Some residents have complained to the NSDFA that industrial fish farms diminsh property values in adjacent properties. Reasons offered include:
- chewed up bits of dead salmon being washed ashore along with grease that covers everything when a mass mortality takes place.
- there is no proper plan for a clean, environmentally sound disposal of mass mortalities at these sites.
- invasion of privacy that could destroy the quality of your home-life.
- natural view of the water and coastline being shattered by the cages
- sound of the work boats and barges operating all day everyday.
- noise of the feed barge engines running 24hrs a day
- noise from the generator that runs 24hrs a day all winter
- noise from their feed blowers and the high pressure net cleaners
- screeching of hundreds of seagulls as they go after the fish feed as it is blown into the air or when it lands in the water outside of the cages
- the smell of the diesel engines from the boats, barges and generator
- the elevated stench of an unnatural number of fish being held in one place for years on end eliminating feces that is not marine friendly because of the foreign food they are being fed.
Complaints were also lodged about resources wasted due poor husbandry practices:
- Port Wade (2012) over 100,000 smolts died in their first few weeks in theocean
- Newfoundland (2013) up to half a million salmon destroyed due to Infectious Salmon Anemia (ISA)
- Shelburne Harbour (2012) up to one million salmon destroyed due to ISA
- St Mary’s Bay (2012) Suspected that up to 500,000 salmon died or were lost in February
- Nova Scotia (winters 2014 and 2015) tens of thousands of salmon died from superchill
Cooke Aquaculture salmon farms in Nova Scotia, New Brunswick, Newfoundland and Chile have regularly been visited by contagions of sea lice and ISA, resulting on compensation to Cooke from the federal government in recent years of $30-50 million.
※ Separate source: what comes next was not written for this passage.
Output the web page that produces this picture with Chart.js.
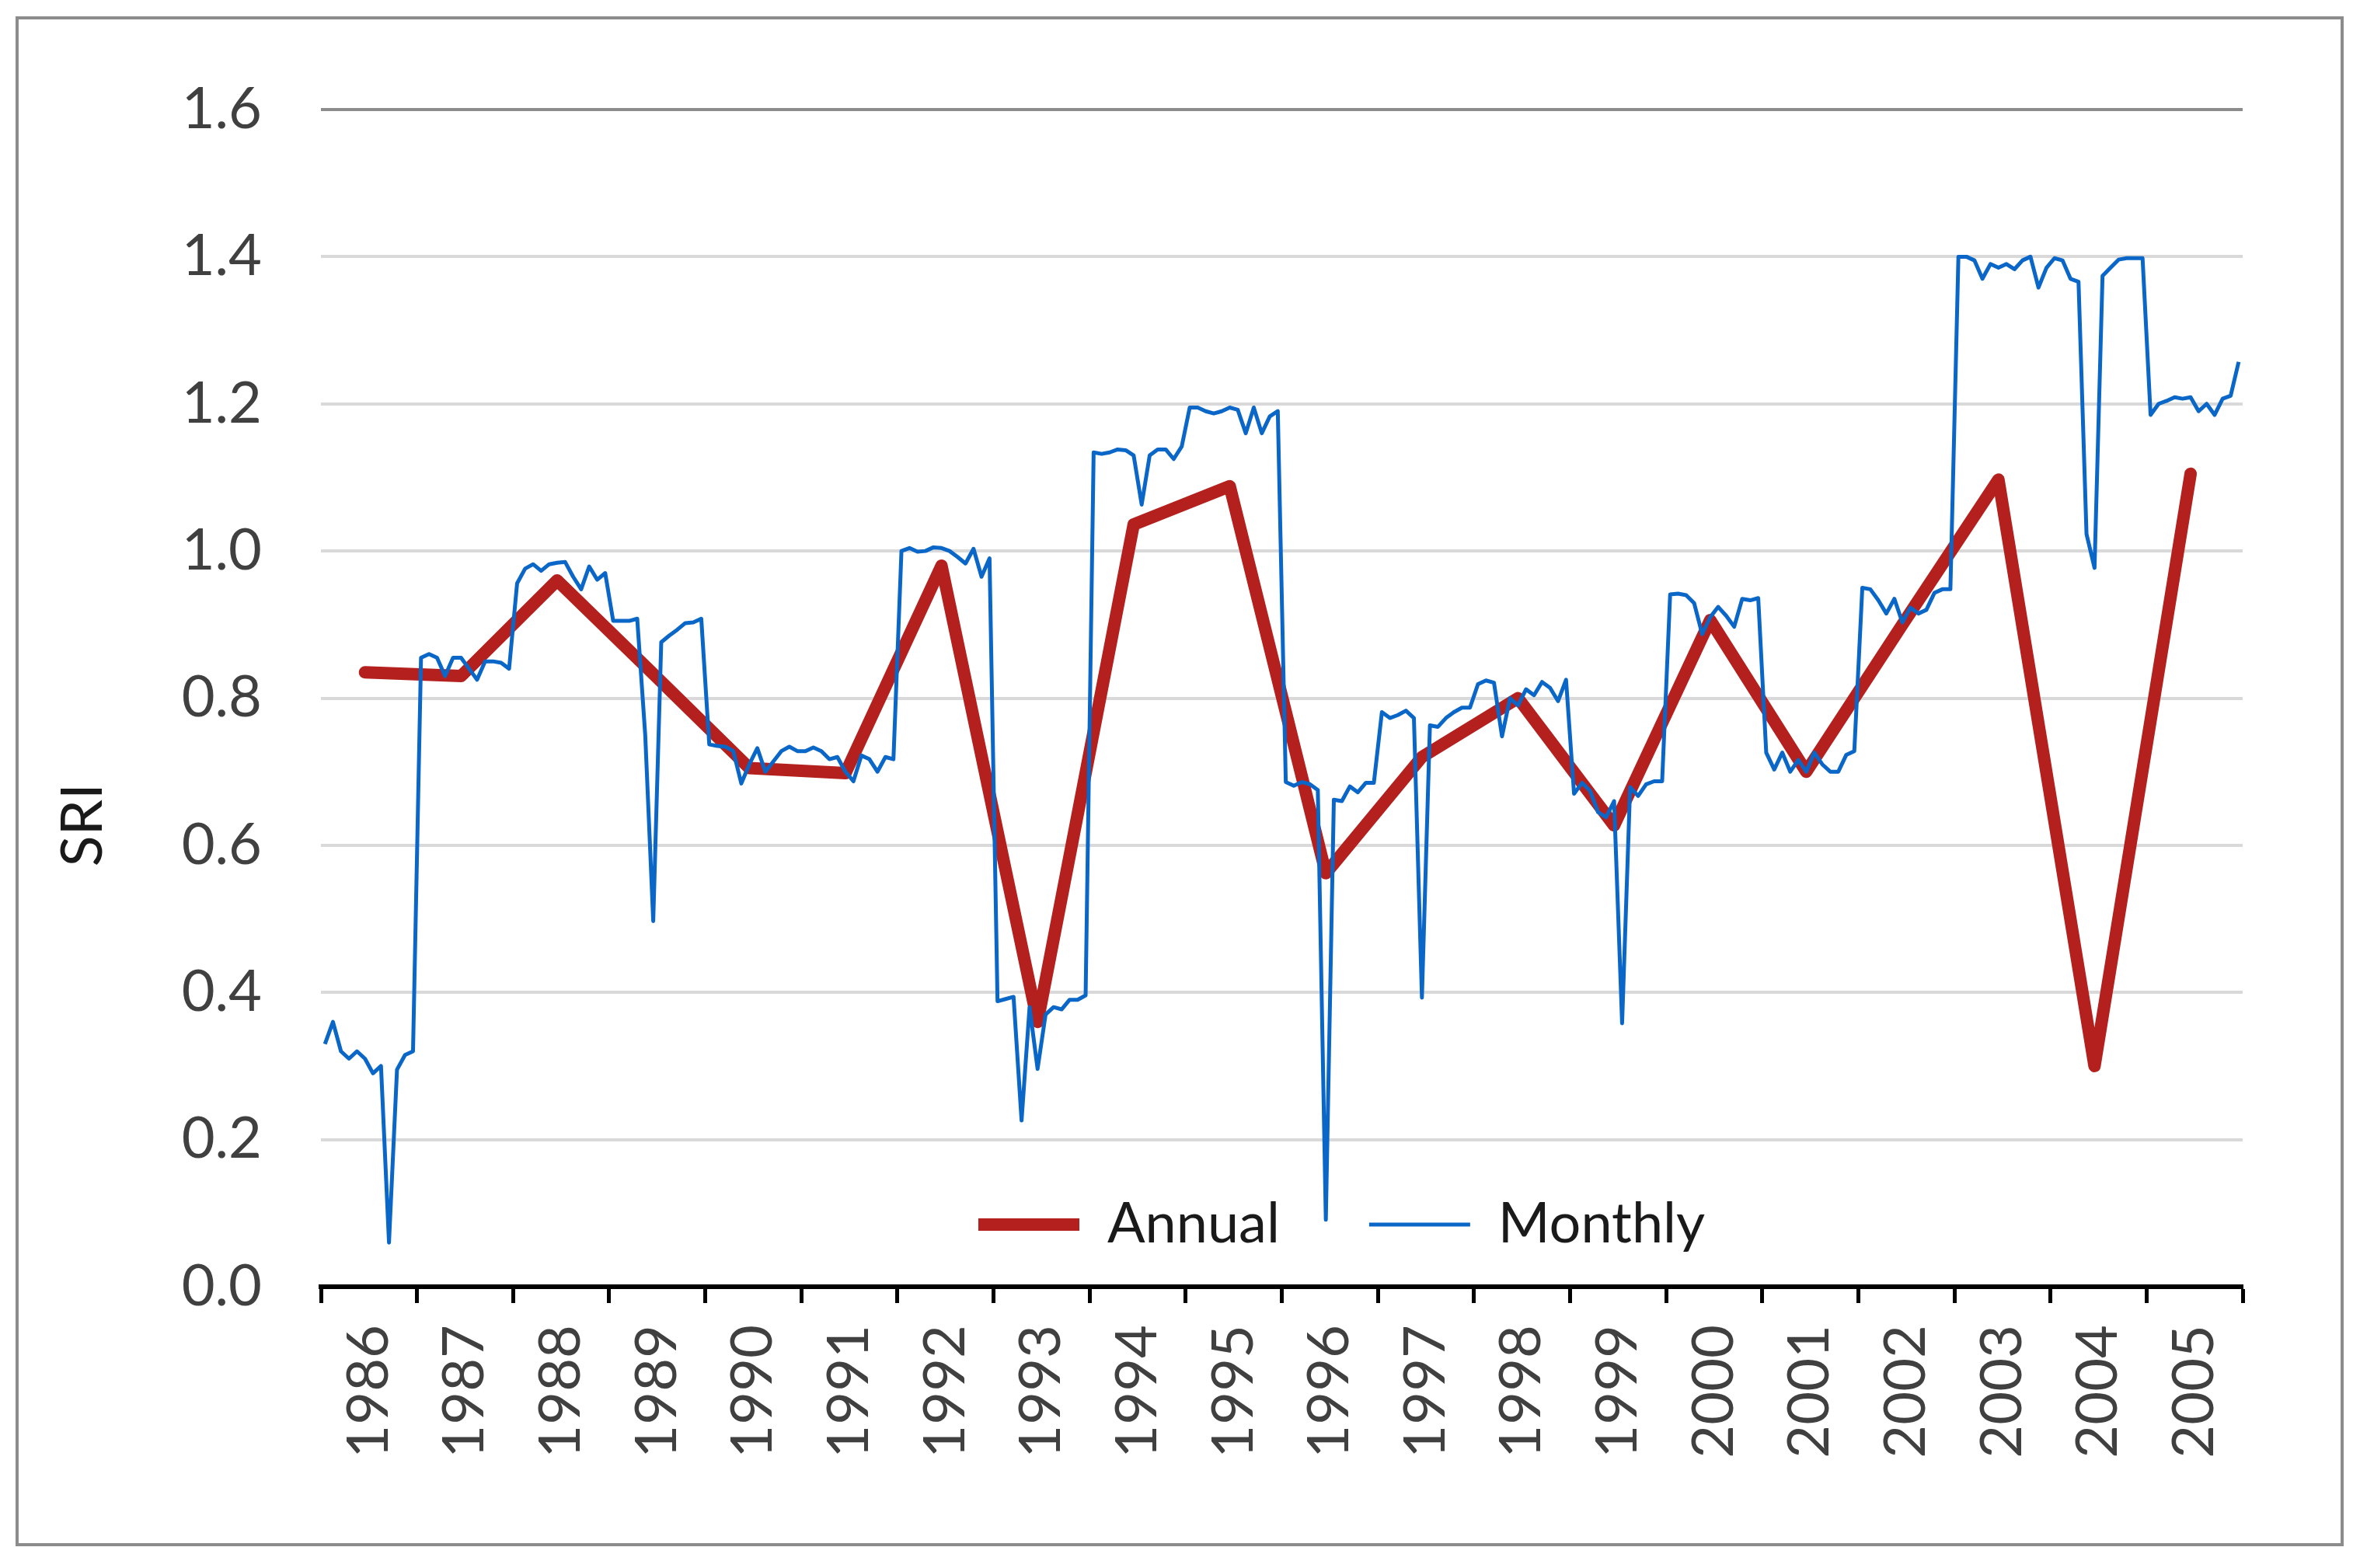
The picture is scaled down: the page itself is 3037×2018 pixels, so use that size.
<!DOCTYPE html>
<html>
<head>
<meta charset="utf-8">
<script src="https://cdn.jsdelivr.net/npm/chart.js@4.4.1/dist/chart.umd.min.js"></script>
<style>
  html, body { margin: 0; padding: 0; background: #ffffff; width: 3037px; height: 2018px; overflow: hidden; }
  #frame { position: absolute; left: 20px; top: 21px; width: 2996px; height: 1969px; border: 4px solid #8c8c8c; box-sizing: border-box; }
  #c { position: absolute; left: 0; top: 0; width: 3037px; height: 2018px; }
</style>
</head>
<body>
<div id="frame"></div>
<canvas id="c" width="3037" height="2018"></canvas>
<script>
// ---- data ----
const years = ['1986','1987','1988','1989','1990','1991','1992','1993','1994','1995',
               '1996','1997','1998','1999','2000','2001','2002','2003','2004','2005'];

const annual = [0.835, 0.83, 0.96, 0.833, 0.705, 0.698, 0.98, 0.36, 1.036, 1.088,
                0.562, 0.72, 0.80, 0.627, 0.906, 0.70, 0.90, 1.097, 0.30, 1.105];

const monthly = [
  0.33, 0.36, 0.32, 0.31, 0.32, 0.31, 0.29, 0.30, 0.06, 0.295, 0.315, 0.32,          // 1986
  0.855, 0.86, 0.855, 0.83, 0.855, 0.855, 0.84, 0.825, 0.85, 0.85, 0.848, 0.84,      // 1987
  0.956, 0.976, 0.982, 0.973, 0.982, 0.984, 0.985, 0.965, 0.948, 0.979, 0.961, 0.97, // 1988
  0.905, 0.905, 0.905, 0.908, 0.75, 0.497, 0.876, 0.885, 0.893, 0.902, 0.903, 0.908, // 1989
  0.737, 0.735, 0.734, 0.728, 0.684, 0.71, 0.732, 0.70, 0.714, 0.728, 0.734, 0.728,  // 1990
  0.728, 0.733, 0.728, 0.717, 0.72, 0.70, 0.687, 0.722, 0.717, 0.70, 0.72, 0.717,    // 1991
  1.0, 1.004, 0.999, 1.0, 1.005, 1.004, 1.0, 0.992, 0.983, 1.003, 0.965, 0.99,       // 1992
  0.388, 0.391, 0.394, 0.226, 0.38, 0.296, 0.37, 0.38, 0.377, 0.39, 0.39, 0.396,     // 1993
  1.134, 1.132, 1.134, 1.138, 1.137, 1.13, 1.063, 1.13, 1.138, 1.138, 1.125, 1.142,  // 1994
  1.195, 1.195, 1.19, 1.187, 1.19, 1.195, 1.192, 1.16, 1.195, 1.16, 1.183, 1.19,     // 1995
  0.686, 0.681, 0.686, 0.683, 0.675, 0.091, 0.662, 0.66, 0.68, 0.672, 0.685, 0.685,  // 1996
  0.781, 0.773, 0.777, 0.783, 0.773, 0.393, 0.763, 0.761, 0.773, 0.781, 0.787, 0.787, // 1997
  0.819, 0.824, 0.821, 0.748, 0.80, 0.79, 0.812, 0.804, 0.822, 0.814, 0.796, 0.825,  // 1998
  0.67, 0.685, 0.674, 0.645, 0.638, 0.66, 0.358, 0.679, 0.667, 0.683, 0.687, 0.687,  // 1999
  0.941, 0.942, 0.94, 0.929, 0.887, 0.91, 0.924, 0.912, 0.897, 0.935, 0.933, 0.936,  // 2000
  0.726, 0.703, 0.726, 0.70, 0.716, 0.70, 0.726, 0.71, 0.70, 0.70, 0.723, 0.728,     // 2001
  0.95, 0.948, 0.933, 0.915, 0.935, 0.903, 0.923, 0.915, 0.92, 0.943, 0.948, 0.948,  // 2002
  1.40, 1.40, 1.395, 1.37, 1.39, 1.385, 1.39, 1.383, 1.395, 1.40, 1.358, 1.385,      // 2003
  1.398, 1.395, 1.37, 1.366, 1.023, 0.977, 1.374, 1.385, 1.396, 1.398, 1.398, 1.398, // 2004
  1.185, 1.20, 1.204, 1.209, 1.207, 1.209, 1.19, 1.20, 1.185, 1.207, 1.211, 1.257    // 2005
];

const yTicks = [0, 0.2, 0.4, 0.6, 0.8, 1.0, 1.2, 1.4, 1.6];
const yTitleText = 'SRI';

// ---- helpers (position on the monthly category axis) ----
const MONTHS = 12;
const monthlyPoints = monthly.map((v, i) => ({ x: i + 0.5, y: v }));
const annualPoints = annual.map((v, k) => ({ x: k * MONTHS + 5.5, y: v }));
const xTickValues = [];
for (let k = 0; k <= years.length * 2; k++) xTickValues.push(k * MONTHS / 2);

const FONT = 'Lato';
const TICK_SIZE = 74;
const LEGEND_SIZE = 72;
const LEGEND_X = 1258;
const LEGEND_Y = 1576;

const legendPlace = {
  id: 'legendPlace',
  afterLayout(chart) {
    const lg = chart.legend;
    if (!lg || !lg.lineWidths) return;
    const p = lg.options.labels.padding;
    const lw = lg.lineWidths[0];
    lg.left = LEGEND_X - p;
    lg.right = LEGEND_X + lw + 2;
    lg.width = lg.right - lg.left;
    lg.top = LEGEND_Y - p - LEGEND_SIZE / 2;
    lg.bottom = lg.top + 2 * p + LEGEND_SIZE + 20;
    lg.height = lg.bottom - lg.top;
  }
};

const yTitle = {
  id: 'yTitle',
  afterDraw(chart) {
    const c = chart.ctx;
    c.save();
    c.translate(107, 1062);
    c.rotate(-Math.PI / 2);
    c.font = TICK_SIZE + 'px ' + FONT;
    c.fillStyle = '#1a1a1a';
    c.textAlign = 'center';
    c.textBaseline = 'middle';
    c.fillText(yTitleText, 0, 0);
    c.restore();
  }
};

new Chart(document.getElementById('c'), {
  type: 'line',
  data: {
    datasets: [
      {
        label: 'Annual',
        data: annualPoints,
        borderColor: '#B4201E',
        backgroundColor: '#B4201E',
        borderWidth: 16,
        borderCapStyle: 'round',
        borderJoinStyle: 'round',
        pointRadius: 0,
        tension: 0,
        fill: false,
        order: 2
      },
      {
        label: 'Monthly',
        data: monthlyPoints,
        borderColor: '#0A67C8',
        backgroundColor: '#0A67C8',
        borderWidth: 5,
        borderCapStyle: 'butt',
        borderJoinStyle: 'round',
        pointRadius: 0,
        tension: 0,
        fill: false,
        order: 1
      }
    ]
  },
  options: {
    responsive: false,
    devicePixelRatio: 1,
    animation: false,
    events: [],
    layout: { padding: { left: 40, top: 140, right: 151, bottom: 112 } },
    plugins: {
      tooltip: { enabled: false },
      title: { display: false },
      legend: {
        display: true,
        position: 'top',
        maxHeight: 1,
        labels: {
          usePointStyle: true,
          pointStyle: 'line',
          pointStyleWidth: 130,
          padding: 115,
          color: '#1a1a1a',
          font: { family: FONT, size: LEGEND_SIZE },
          sort: (a, b) => a.datasetIndex - b.datasetIndex
        }
      }
    },
    scales: {
      x: {
        type: 'linear',
        min: 0,
        max: years.length * MONTHS,
        afterBuildTicks: (axis) => { axis.ticks = xTickValues.map(v => ({ value: v })); },
        afterFit: (scale) => { scale.height = 250; },
        grid: {
          drawOnChartArea: false,
          drawTicks: true,
          tickLength: 21,
          tickWidth: 5,
          tickColor: (ctx) => (ctx.tick && ctx.tick.value % MONTHS === 0) ? '#000000' : 'rgba(0,0,0,0)'
        },
        border: { display: true, color: '#000000', width: 6 },
        ticks: {
          autoSkip: false,
          minRotation: 90,
          maxRotation: 90,
          padding: 28,
          color: '#404040',
          font: { family: FONT, size: TICK_SIZE },
          callback: (value) => (value % MONTHS === MONTHS / 2) ? years[(value - MONTHS / 2) / MONTHS] : ''
        }
      },
      y: {
        type: 'linear',
        min: 0,
        max: 1.6,
        afterBuildTicks: (axis) => { axis.ticks = yTicks.map(v => ({ value: v })); },
        afterFit: (scale) => { scale.width = 373; },
        grid: {
          drawTicks: false,
          lineWidth: 4,
          color: (ctx) => (ctx.tick && ctx.tick.value > 1.59) ? '#8c8c8c' : '#d9d9d9'
        },
        border: { display: false },
        title: { display: false },
        ticks: {
          padding: 76,
          color: '#404040',
          font: { family: FONT, size: TICK_SIZE },
          callback: (value) => Number(value).toFixed(1)
        }
      }
    }
  },
  plugins: [legendPlace, yTitle]
});
</script>
</body>
</html>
Cooke Aquaculture has been criticized also for their lack of good “corporate citizenship.” Just months ago, Cooke announced that it no longer had any intention of constructing a salmon processing plant in Shelburne, a key element in a $25 million loan package from the Nova Scotia government. At the funding announcement, Cooke promised 350+ full-time, well-paying jobs in Shelburne, which have now suddenly evaporated.
In 2012, Glenn Cooke and two senior Cooke Aquaculture executives pleaded guilty to federal charges from the Department of Environment for illegally dumping dozens of litres of deadly Cypermethrin pesticide in the Bay of Fundy, resulting in the deaths of thousands of lobsters in the area.
One often-criticized element of the aquaculture licensing scheme in Nova Scotia is that the only income received by the government of Nova Scotia from a 50-acre site are minimal “leasing fees”, but the potential profits of – cited by DFO as 52% of investment – are staggering. The Shelburne Harbour site could produce $75 million or more net income for Cooke over the life of the lease, with all tax benfits going to New Brunswick from the billion-dollar fisheries giant.